If you were to ask me which productive industry New Zealand should invest in to ensure its future prosperity, I would have one word for you: food. Or, more specifically, agri-food – the farm-gate-to-plate integrated production and marketing of sophisticated, high added-value food products. In good times and in bad, everyone has to eat.
There is money to be made. In 2010, Nestlé, the world’s largest food company, earned revenues of US$105 billion – a 6.2 percent increase on 2009 – of which US$32 billion was profit. More than likely you contributed. Maybe it was the chocolate bar you bought when paying for petrol, the instant noodles you had for lunch, or the coffee you had with your workmates. Nestlé’s brands – think Maggi, Nescafé, Milo, Nestea, Mövenpick, or Minties, to name a few – are deeply embedded in people’s daily lives and they are enduringly profitable. Nestlé meets the Warren Buffett rule of investing: a stock you can reliably hold onto forever.
Yet in total New Zealand’s annual agri-food exports, at around NZ$20 billion, and the compounded annual growth rate of our agri-food industry, at around 4 percent, are a fraction of Nestlé’s. We need to do better. A lot better.
We are the 8th largest producer of milk in the world, with the capacity to provide dairy products for 165 million people according to the International Dairy Federation.
Yet in total New Zealand’s annual agri-food exports, at around NZ$20 billion, and the compounded annual growth rate of our agri-food industry, at around 4 percent, are a fraction of Nestlé’s. We need to do better. A lot better.
The Government’s Economic Growth Agenda calls for the real value of our agri-food exports to reach $58 billion by 2025. Will it happen? Not if we carry on as we are. As the Riddet Institute – which is based on Massey’s Manawatu campus – points out in a recently published report, to reach the target, the industry needs a compound annual growth rate of around 7 percent, 3 percent higher than the business-as-usual model would allow.
The report is called A Call to Arms: A Contribution to a New Zealand Agri-Food Strategy. I am sure the military allusion is intentional. This is something that we will only achieve if we work together deliberately and collectively, marshalling our national strengths.
I believe that in recent times we have fallen prey to unjustifiably diminished expectations. Yes, America may not be the economic powerhouse of old, and the European economic crisis shows no sign of ending any time soon, but I see no excuse for a lack of ambition.
In the first quarter of 2012, China’s annual GDP growth came in at 8.1 percent; in India the figure was 5.3 percent. Neither figure is high by recent measures – and China’s has since fallen by a percentage point – but by the standards of the Western world the wealth being created is extraordinary. China currently has around 172 million households in the category of “aspirant” middle class (with incomes between $5,000-$15,000); India has 107 million. In the next decade, vast numbers of them will join the middle class proper. It has been projected that Asia will account for two-thirds of the world’s middle class by 2030. Who will feed them?

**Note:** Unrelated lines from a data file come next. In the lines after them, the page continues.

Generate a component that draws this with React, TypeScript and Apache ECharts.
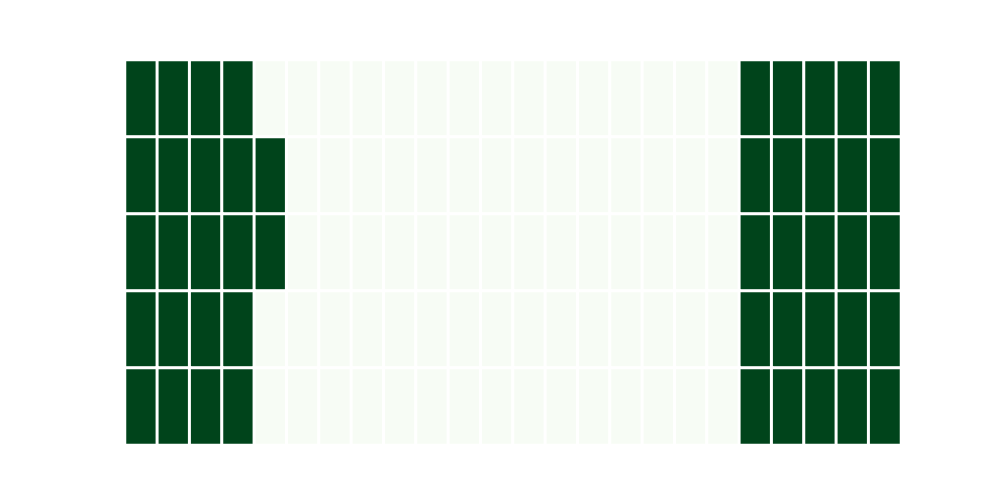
import React, { useEffect, useRef } from "react";
import * as echarts from "echarts";

const columns = Array.from({ length: 24 }, (_, i) => String(i));
const rows = ["0", "1", "2", "3", "4"];
const row0 = [1, 1, 1, 1, 0, 0, 0, 0, 0, 0, 0, 0, 0, 0, 0, 0, 0, 0, 0, 1, 1, 1, 1, 1];
const row1 = [1, 1, 1, 1, 1, 0, 0, 0, 0, 0, 0, 0, 0, 0, 0, 0, 0, 0, 0, 1, 1, 1, 1, 1];
const row2 = [1, 1, 1, 1, 1, 0, 0, 0, 0, 0, 0, 0, 0, 0, 0, 0, 0, 0, 0, 1, 1, 1, 1, 1];
const row3 = [1, 1, 1, 1, 0, 0, 0, 0, 0, 0, 0, 0, 0, 0, 0, 0, 0, 0, 0, 1, 1, 1, 1, 1];
const row4 = [1, 1, 1, 1, 0, 0, 0, 0, 0, 0, 0, 0, 0, 0, 0, 0, 0, 0, 0, 1, 1, 1, 1, 1];
const grid = [row0, row1, row2, row3, row4];

export default function App() {
  const ref = useRef<HTMLDivElement>(null);
  useEffect(() => {
    if (!ref.current) return;
    const chart = echarts.init(ref.current, null, { renderer: "svg" });
    const data: number[][] = [];
    grid.forEach((r, y) => r.forEach((v, x) => data.push([x, y, v])));
    chart.setOption({
      animation: false,
      grid: { left: 125, top: 60, width: 776, height: 385 },
      xAxis: { type: "category", data: columns, show: false },
      yAxis: { type: "category", data: rows, show: false, inverse: true },
      visualMap: {
        show: false,
        min: 0,
        max: 1,
        inRange: { color: ["#f7fcf5", "#00441b"] },
      },
      series: [
        {
          type: "heatmap",
          data,
          itemStyle: { borderColor: "#ffffff", borderWidth: 3 },
          emphasis: { disabled: true },
        },
      ],
    });
    return () => chart.dispose();
  }, []);
  return (
    <div
      ref={ref}
      style={{ position: "fixed", left: 0, top: 0, width: 1000, height: 500, background: "#fff" }}
    />
  );
}
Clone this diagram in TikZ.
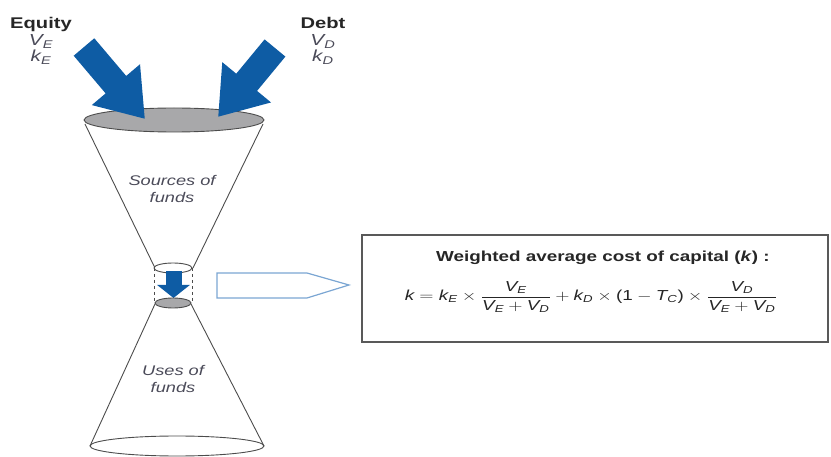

Certainly I believe the world will consume all the food we can produce. The challenge is for us to become more than a provider of raw ingredients for other people’s products, to become a price setter, not a price taker. Take that $6 packet of cereal on the supermarket shelves; less than 60c will have been spent on the grain from which it has been made. The margins lie elsewhere in the chain: with the manufacturer, the marketer and the retailer. This is the value New Zealand needs to capture.
We can do it. If I look solely within Massey’s own ranks on its three campuses, we have world class experts in agriculture, horticulture and biosecurity; in packaging, refrigeration, nutrition and food safety; in food technology and engineering; in design, branding, marketing and business; and in ecological economics – for the one thing we cannot afford to do is to erode the value of the natural capital that has made our present-day success possible. Through the Food Innovation New Zealand alliance, we are working closely with AgResearch, Fonterra, Plant & Food Research, the Riddet Institute and the BioCommerce Centre. Through the Riddet Centre we are further formally allied to the universities of Auckland and Otago. On the Wellington campus, Professor Claire Massey has been appointed Director of Agri-Food Business, and in Auckland the first round of judging is currently taking place in the Massey University Food Awards.
So what comes next? The Riddet Institute has passed the torch to industry. This weekend about 20 senior executives from the dairy, meat, seafood, wine and horticulture sectors will begin a week-long boot camp. The institute would like to see the boot camp initiate an Agri-food Board to provide leadership within the sector.
I hope for this – and for much more. In a week where New Zealand has bested much larger and more prosperous nations at the Olympics, the time is right to take on a challenge.